I just received this deck two days ago, and while I haven't read with it yet, I have to say that I LOVE it! I normally loathe photo/digital decks (I can't use Ciro's creations at all), but there's something about the subject matter here that works very well with that style. It's very campy and thoughtful at the same time. It doesn't really strike me as a fairy deck, at least in comparison to other contemporary fairy decks. To me it's really more of a "Dark Fantasy Tarot."
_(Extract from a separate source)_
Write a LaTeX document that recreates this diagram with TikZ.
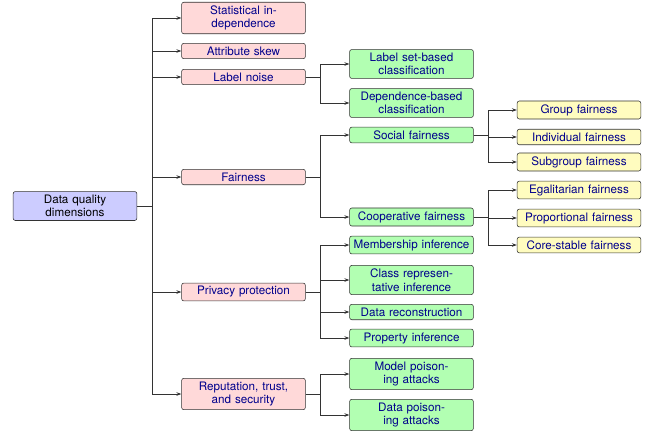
\documentclass[tikz,border=0pt]{standalone}
\usepackage{fontspec}
\setmainfont{TeX Gyre Heros}
\usepackage{tikz}
\usetikzlibrary{arrows.meta}
\usetikzlibrary{positioning}
\usepackage{xcolor}

\begin{document}
\begin{tikzpicture}[x=0.025cm,y=-0.025cm,
  box/.style={draw=black!80,rounded corners=1.5pt,align=center,text width=3.02cm,
    inner xsep=1pt,inner ysep=2.4pt,font=\fontsize{8.3}{9.6}\selectfont,text=blue!55!black},
  dim/.style={box,fill=red!15},
  sub/.style={box,fill=green!30},
  leaf/.style={box,fill=yellow!25},
  rootbox/.style={box,fill=blue!20,text=black},
  edge/.style={draw=black!80,line width=0.6pt,-{Stealth[length=3.5pt,width=2.5pt]}}]
\useasboundingbox (0,0) rectangle (651,434);
% root
\node[rootbox] (root) at (75,206) {Data quality\\dimensions};
% dimensions
\node[dim] (sta) at (243.5,18) {Statistical in-\\dependence};
\node[dim] (att) at (243.5,51) {Attribute skew};
\node[dim] (lab) at (243.5,77) {Label noise};
\node[dim] (fai) at (243.5,177) {Fairness};
\node[dim] (pri) at (243.5,292) {Privacy protection};
\node[dim] (rep) at (243.5,394) {Reputation, trust,\\and security};
% second level
\node[sub] (lsb) at (411.5,64) {Label set-based\\classification};
\node[sub] (dbc) at (411.5,103) {Dependence-based\\classification};
\node[sub] (soc) at (411.5,135) {Social fairness};
\node[sub] (coo) at (411.5,217) {Cooperative fairness};
\node[sub] (mem) at (411.5,245) {Membership inference};
\node[sub] (cri) at (411.5,280) {Class represen-\\tative inference};
\node[sub] (rec) at (411.5,312) {Data reconstruction};
\node[sub] (pro) at (411.5,338) {Property inference};
\node[sub] (mpa) at (411.5,374) {Model poison-\\ing attacks};
\node[sub] (dpa) at (411.5,415) {Data poison-\\ing attacks};
% third level
\node[leaf] (grp) at (579,110) {Group fairness};
\node[leaf] (ind) at (579,137) {Individual fairness};
\node[leaf] (sgr) at (579,162) {Subgroup fairness};
\node[leaf] (ega) at (579,190) {Egalitarian fairness};
\node[leaf] (prp) at (579,218) {Proportional fairness};
\node[leaf] (cst) at (579,245) {Core-stable fairness};
% forks
\foreach \c in {sta,att,lab,fai,pri,rep}
  \draw[edge] (root.east) -- ++(15,0) |- (\c.west);
\foreach \c in {lsb,dbc}
  \draw[edge] (lab.east) -- ++(15,0) |- (\c.west);
\foreach \c in {soc,coo}
  \draw[edge] (fai.east) -- ++(15,0) |- (\c.west);
\foreach \c in {mem,cri,rec,pro}
  \draw[edge] (pri.east) -- ++(15,0) |- (\c.west);
\foreach \c in {mpa,dpa}
  \draw[edge] (rep.east) -- ++(15,0) |- (\c.west);
\foreach \c in {grp,ind,sgr}
  \draw[edge] (soc.east) -- ++(15,0) |- (\c.west);
\foreach \c in {ega,prp,cst}
  \draw[edge] (coo.east) -- ++(15,0) |- (\c.west);
\end{tikzpicture}
\end{document}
This may be blasphemy, but as a "dark deck" I like this far more than the Bohemian Gothic, which I tried to connect with multiple times but found too lethargic (and blue!). The Dark Fairytale is pure (melo)drama. It's been a while since a deck has actually surprised me, but the Dark Fairytale has a couple striking riffs on traditional meanings that really knocked me back. The Three of Pentacles, for example, had me scratching my head over the artist's choices when I looked at online scans--what do a gentleman and a lady outside of a church have anything to do with "work"? Then I read the LWB: "Desperate straits call for desperate measures. There is no shame in using the gifts that life has given."
ZOINKS!
I had never thought of sex work before when contemplating the Three; the industrious figures in the RWS are just all too...clothed. Looking at the image in the DF again, however, I could easily see this as a man propositioning a woman with a number of dark overtones (She's doing it out of desperation! They're outside of a church! This is politically upsetting to some!). Then I thought about the meanings of "apprenticeship" and "training" (which some people associate with the Eight, I know, but which I find a better fit with the Three), and almost immediately I thought of "Fifty Shades of Grey" and all sorts of similar sexual relationships based on a difference of experience.
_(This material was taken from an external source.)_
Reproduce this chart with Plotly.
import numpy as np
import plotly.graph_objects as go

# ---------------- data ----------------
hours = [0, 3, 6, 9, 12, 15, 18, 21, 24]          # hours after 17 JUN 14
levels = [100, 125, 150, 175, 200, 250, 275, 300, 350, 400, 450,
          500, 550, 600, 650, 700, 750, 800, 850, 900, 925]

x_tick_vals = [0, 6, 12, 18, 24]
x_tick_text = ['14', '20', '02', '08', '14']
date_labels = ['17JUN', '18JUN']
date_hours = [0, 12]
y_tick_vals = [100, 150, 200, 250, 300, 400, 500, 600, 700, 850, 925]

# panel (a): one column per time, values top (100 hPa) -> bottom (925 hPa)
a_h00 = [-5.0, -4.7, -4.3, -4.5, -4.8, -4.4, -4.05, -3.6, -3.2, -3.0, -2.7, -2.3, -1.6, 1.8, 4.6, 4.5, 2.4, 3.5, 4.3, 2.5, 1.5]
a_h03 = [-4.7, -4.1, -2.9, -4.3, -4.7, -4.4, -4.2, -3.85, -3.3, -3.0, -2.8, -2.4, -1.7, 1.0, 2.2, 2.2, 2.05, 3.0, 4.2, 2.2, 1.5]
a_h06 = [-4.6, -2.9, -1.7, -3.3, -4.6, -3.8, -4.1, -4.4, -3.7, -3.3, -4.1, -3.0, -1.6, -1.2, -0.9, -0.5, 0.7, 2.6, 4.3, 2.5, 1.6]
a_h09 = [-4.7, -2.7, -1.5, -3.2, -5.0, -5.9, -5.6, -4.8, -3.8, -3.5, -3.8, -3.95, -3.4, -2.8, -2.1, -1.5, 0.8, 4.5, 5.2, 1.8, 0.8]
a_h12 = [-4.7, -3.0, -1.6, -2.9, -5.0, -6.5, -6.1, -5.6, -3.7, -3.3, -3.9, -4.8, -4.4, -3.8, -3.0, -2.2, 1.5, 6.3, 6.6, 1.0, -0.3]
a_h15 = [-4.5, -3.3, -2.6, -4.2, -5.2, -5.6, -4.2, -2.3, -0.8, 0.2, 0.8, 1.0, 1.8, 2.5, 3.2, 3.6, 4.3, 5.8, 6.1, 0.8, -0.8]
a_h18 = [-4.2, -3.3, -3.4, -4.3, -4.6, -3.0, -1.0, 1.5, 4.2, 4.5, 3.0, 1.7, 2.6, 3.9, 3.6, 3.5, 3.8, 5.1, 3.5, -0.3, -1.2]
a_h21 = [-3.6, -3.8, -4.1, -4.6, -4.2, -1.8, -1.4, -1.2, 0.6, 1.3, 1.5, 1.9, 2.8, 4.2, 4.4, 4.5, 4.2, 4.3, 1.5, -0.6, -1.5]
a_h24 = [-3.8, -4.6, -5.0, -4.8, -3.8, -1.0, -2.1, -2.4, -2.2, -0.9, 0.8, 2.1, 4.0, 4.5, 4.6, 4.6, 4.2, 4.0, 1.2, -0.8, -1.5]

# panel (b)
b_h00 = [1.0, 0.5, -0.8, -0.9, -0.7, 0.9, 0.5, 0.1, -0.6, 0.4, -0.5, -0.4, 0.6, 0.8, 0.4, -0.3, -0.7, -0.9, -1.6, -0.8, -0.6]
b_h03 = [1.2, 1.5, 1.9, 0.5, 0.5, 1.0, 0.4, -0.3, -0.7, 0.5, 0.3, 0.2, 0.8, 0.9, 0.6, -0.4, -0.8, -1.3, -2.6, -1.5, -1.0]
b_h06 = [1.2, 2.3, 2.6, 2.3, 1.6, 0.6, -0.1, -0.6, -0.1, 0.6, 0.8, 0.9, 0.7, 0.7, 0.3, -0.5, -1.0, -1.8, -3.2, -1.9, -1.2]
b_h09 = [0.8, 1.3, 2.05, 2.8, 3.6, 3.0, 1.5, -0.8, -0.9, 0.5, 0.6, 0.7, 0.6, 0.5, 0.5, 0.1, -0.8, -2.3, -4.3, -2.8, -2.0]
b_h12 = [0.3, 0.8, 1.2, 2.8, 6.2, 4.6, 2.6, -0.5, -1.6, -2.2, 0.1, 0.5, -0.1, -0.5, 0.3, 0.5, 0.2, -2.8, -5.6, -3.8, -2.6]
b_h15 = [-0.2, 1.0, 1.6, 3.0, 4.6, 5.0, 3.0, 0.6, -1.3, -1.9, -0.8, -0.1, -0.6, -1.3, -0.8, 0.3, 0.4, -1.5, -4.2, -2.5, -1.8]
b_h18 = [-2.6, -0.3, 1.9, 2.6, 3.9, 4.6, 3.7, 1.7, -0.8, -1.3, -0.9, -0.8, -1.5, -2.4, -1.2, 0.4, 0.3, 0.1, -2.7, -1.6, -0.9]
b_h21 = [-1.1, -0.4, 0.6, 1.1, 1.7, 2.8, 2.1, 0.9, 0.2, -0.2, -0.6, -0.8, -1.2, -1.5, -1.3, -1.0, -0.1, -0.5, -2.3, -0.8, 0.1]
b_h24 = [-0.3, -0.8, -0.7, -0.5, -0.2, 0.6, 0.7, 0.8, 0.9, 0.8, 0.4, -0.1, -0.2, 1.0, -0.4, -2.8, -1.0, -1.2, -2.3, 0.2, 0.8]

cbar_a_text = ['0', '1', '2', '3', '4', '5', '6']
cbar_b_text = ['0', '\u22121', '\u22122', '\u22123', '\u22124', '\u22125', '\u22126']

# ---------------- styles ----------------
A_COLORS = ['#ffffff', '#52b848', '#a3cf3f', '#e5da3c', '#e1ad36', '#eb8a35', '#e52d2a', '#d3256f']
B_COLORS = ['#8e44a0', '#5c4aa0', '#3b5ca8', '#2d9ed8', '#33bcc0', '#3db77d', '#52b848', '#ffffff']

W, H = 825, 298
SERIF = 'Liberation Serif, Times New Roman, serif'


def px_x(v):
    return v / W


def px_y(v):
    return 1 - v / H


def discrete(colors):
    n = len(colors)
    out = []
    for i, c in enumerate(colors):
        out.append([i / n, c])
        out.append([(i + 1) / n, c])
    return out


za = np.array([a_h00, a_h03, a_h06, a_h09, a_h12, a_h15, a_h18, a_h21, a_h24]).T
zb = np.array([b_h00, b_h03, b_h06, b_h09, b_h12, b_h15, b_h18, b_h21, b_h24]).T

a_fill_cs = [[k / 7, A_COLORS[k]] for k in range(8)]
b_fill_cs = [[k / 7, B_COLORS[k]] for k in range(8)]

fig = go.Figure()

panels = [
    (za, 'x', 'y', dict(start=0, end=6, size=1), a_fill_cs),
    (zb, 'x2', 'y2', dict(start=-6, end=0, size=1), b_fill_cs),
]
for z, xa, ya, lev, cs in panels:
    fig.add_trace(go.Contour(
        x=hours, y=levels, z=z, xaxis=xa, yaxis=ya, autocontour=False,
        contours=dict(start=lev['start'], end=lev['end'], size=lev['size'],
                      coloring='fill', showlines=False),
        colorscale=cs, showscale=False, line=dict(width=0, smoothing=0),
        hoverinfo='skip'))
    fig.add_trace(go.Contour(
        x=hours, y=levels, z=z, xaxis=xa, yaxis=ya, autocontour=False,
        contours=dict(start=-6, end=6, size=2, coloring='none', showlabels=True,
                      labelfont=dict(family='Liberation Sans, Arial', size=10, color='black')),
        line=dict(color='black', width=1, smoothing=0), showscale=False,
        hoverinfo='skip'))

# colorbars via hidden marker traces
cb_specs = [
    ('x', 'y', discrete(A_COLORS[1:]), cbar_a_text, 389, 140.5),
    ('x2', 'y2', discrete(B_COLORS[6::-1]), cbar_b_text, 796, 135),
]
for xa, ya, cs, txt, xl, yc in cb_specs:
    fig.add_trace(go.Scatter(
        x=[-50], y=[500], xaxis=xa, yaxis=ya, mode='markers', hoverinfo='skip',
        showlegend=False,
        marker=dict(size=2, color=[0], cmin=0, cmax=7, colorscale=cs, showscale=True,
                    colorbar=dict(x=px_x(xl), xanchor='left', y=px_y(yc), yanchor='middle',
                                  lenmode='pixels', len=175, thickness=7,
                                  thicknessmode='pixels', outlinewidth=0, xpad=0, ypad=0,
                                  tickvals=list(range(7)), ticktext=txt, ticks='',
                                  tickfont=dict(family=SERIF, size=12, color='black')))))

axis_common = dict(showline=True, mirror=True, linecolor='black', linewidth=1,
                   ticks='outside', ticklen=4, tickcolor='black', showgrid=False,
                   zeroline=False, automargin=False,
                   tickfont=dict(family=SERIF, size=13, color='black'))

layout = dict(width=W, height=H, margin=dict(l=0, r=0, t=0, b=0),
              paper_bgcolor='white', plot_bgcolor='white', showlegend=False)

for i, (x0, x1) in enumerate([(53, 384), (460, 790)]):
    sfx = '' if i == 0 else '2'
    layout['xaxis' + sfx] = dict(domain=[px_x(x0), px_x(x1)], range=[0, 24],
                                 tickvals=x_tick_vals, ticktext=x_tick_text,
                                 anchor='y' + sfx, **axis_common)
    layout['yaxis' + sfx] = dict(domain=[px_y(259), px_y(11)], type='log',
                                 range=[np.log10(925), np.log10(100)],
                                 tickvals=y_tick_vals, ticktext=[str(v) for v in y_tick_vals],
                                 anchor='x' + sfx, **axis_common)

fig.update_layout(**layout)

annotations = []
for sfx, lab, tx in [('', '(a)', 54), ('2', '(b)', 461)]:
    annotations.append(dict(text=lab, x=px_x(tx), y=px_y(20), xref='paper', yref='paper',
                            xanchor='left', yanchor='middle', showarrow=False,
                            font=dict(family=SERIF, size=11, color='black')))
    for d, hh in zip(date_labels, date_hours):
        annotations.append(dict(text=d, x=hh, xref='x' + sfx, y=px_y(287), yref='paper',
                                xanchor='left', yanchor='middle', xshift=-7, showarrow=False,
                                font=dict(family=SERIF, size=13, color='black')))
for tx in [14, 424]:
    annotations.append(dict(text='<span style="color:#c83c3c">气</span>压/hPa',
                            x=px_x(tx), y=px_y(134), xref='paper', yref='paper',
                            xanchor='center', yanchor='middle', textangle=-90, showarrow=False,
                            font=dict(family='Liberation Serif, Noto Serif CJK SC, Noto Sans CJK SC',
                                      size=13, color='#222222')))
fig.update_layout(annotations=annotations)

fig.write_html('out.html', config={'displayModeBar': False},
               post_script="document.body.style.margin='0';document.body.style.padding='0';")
Here's another example: Although I could do with a little less running mascara throughout the deck, I think this works especially well on the High Priestess. As much of my graduate work revolves around psychoanalytic theory, I read her as the guardian of the unconscious and, therefore, repressed desires. Is she crying because desires can't escape, or because she knows what will happen if they do?
And another: I typically read the Ten of Wands as "burden" or "persona" (an extreme expression of the selfness of the Wands, so much so that it is really a role more than a reality--which can become quite a burden). The DF Ten depicts a woman in a dramatic navy dress traipsing off toward a spooky mansion on a path lined by wands. She holds the dress like a cape (equally costume and protection), weary but bent on playing this part one last time. Part of her might even still enjoy it.
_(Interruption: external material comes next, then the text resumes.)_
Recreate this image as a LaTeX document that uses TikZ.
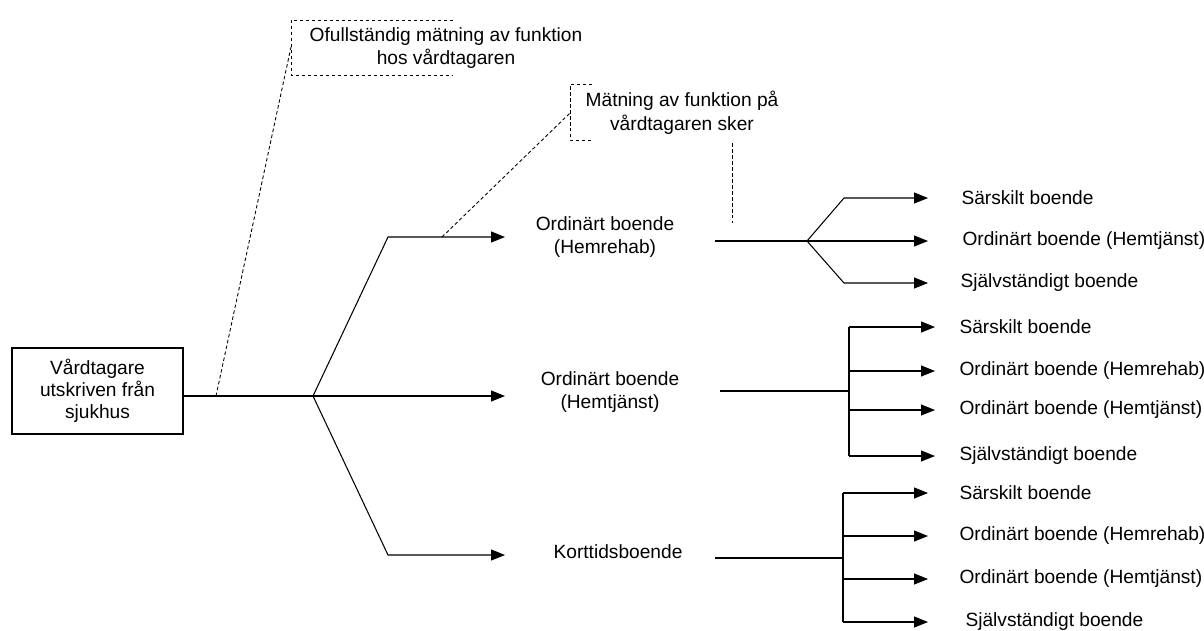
\documentclass[tikz,border=0pt]{standalone}
\usepackage{fontspec}
\setmainfont{Liberation Sans}
\usetikzlibrary{positioning, arrows.meta}

\tikzset{
  lbl/.style={font=\fontsize{10.9}{13.5}\selectfont, align=center, inner sep=0pt},
  dest/.style={font=\fontsize{10.9}{13.5}\selectfont, anchor=west, inner sep=0pt},
  arr/.style={-{Triangle[length=0.28cm, width=0.22cm]}},
  lead/.style={dash pattern=on 0.07cm off 0.05cm, line width=0.5pt},
}

\begin{document}
\begin{tikzpicture}[x=0.02cm, y=-0.02cm, line width=0.6pt]
		\useasboundingbox (0,0) rectangle (1204,630);
		
		% start box
		\node[draw, lbl, font=\fontsize{10.9}{12.5}\selectfont, minimum width=3.42cm, minimum height=1.72cm] (start) at (97.5,391) {Vårdtagare\\utskriven från\\sjukhus};
		\coordinate (fork1) at (313,396);
		\draw[line width=0.9pt] (start.east |- fork1) -- (fork1);
		
		% first fork
		\coordinate (up1) at (388,237);
		\coordinate (dn1) at (388,555);
		\coordinate (tipA) at (505,237);
		\coordinate (tipB) at (505,396);
		\coordinate (tipC) at (505,555);
		\draw[arr] (fork1) -- (up1) -- (tipA);
		\draw[arr] (fork1) -- (tipB);
		\draw[arr] (fork1) -- (dn1) -- (tipC);
		
		\node[lbl] (hemrehab) at (605,237) {Ordinärt boende\\(Hemrehab)};
		\node[lbl] (hemtj) at (610,392) {Ordinärt boende\\(Hemtjänst)};
		\node[lbl] (kort) at (618,552) {Korttidsboende};
		
		% callouts
		\node[lbl] (note1) at (446,48) {Ofullständig mätning av funktion\\hos vårdtagaren};
		\draw[lead] (453,20) -- (291,20) -- (291,75) -- (453,75);
		\coordinate (note1l) at (291,47);
		\coordinate (lead1) at (216,396);
		\draw[lead] (lead1) -- (note1l);
		
		\node[lbl] (note2) at (682,113) {Mätning av funktion på\\vårdtagaren sker};
		\draw[lead] (592,84) -- (570,84) -- (570,140) -- (592,140);
		\coordinate (note2l) at (570,113);
		\coordinate (lead2) at (442,237);
		\draw[lead] (lead2) -- (note2l);
		\coordinate (mark2t) at (732,143);
		\coordinate (mark2b) at (732,223);
		\draw[lead] (mark2t) -- (mark2b);
		
		% fork from Hemrehab
		\coordinate (s1) at (715,241);
		\coordinate (f2) at (807,241);
		\coordinate (u2) at (844,198);
		\coordinate (d2) at (844,283);
		\coordinate (t21) at (928,198);
		\coordinate (t22) at (928,241);
		\coordinate (t23) at (928,283);
		\draw (s1) -- (f2);
		\draw[arr] (f2) -- (u2) -- (t21);
		\draw[arr] (f2) -- (t22);
		\draw[arr] (f2) -- (d2) -- (t23);
		\node[dest] (r21) at (961,198) {Särskilt boende};
		\node[dest] (r22) at (962,241) {Ordinärt boende (Hemtjänst)};
		\node[dest] (r23) at (960,283) {Självständigt boende};
		
		% fork from Hemtjänst
		\coordinate (s2) at (720,391);
		\coordinate (f3) at (849,391);
		\coordinate (f3t) at (849,327);
		\coordinate (f3b) at (849,456);
		\draw (s2) -- (f3);
		\draw (f3t) -- (f3b);
		\foreach \y/\txt [count=\i] in {327/Särskilt boende, 371/Ordinärt boende (Hemrehab), 410/Ordinärt boende (Hemtjänst), 456/Självständigt boende}{
			\coordinate (b3\i) at (849,\y);
			\coordinate (t3\i) at (935,\y);
			\draw[arr] (b3\i) -- (t3\i);
			\node[dest] (r3\i) at (959,\y) {\txt};
		}
		
		% fork from Korttidsboende
		\coordinate (s3) at (715,558);
		\coordinate (f4) at (843,558);
		\coordinate (f4t) at (843,493);
		\coordinate (f4b) at (843,622);
		\draw (s3) -- (f4);
		\draw (f4t) -- (f4b);
		\foreach \y/\txt/\x [count=\i] in {493/Särskilt boende/959, 536/Ordinärt boende (Hemrehab)/959, 579/Ordinärt boende (Hemtjänst)/959, 622/Självständigt boende/965}{
			\coordinate (b4\i) at (843,\y);
			\coordinate (t4\i) at (928,\y);
			\draw[arr] (b4\i) -- (t4\i);
			\node[dest] (r4\i) at (\x,\y) {\txt};
		}
		
	\end{tikzpicture}
\end{document}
This is what I really like about the deck. It's close enough to the RWS that I can use my overlay of personal meanings, but at the same time it challenges that overlay and forces me to think about my own blindspots in very productive ways. It's sexy without being objectifying, and what objectifying it does do fits well with the theme of the deck (unlike most of the other Lo Scarabeo offerings today). I cannot wait for the fall--and especially October--to come so that I can begin reading with this gem. I hope that others come to appreciate it as much as I do!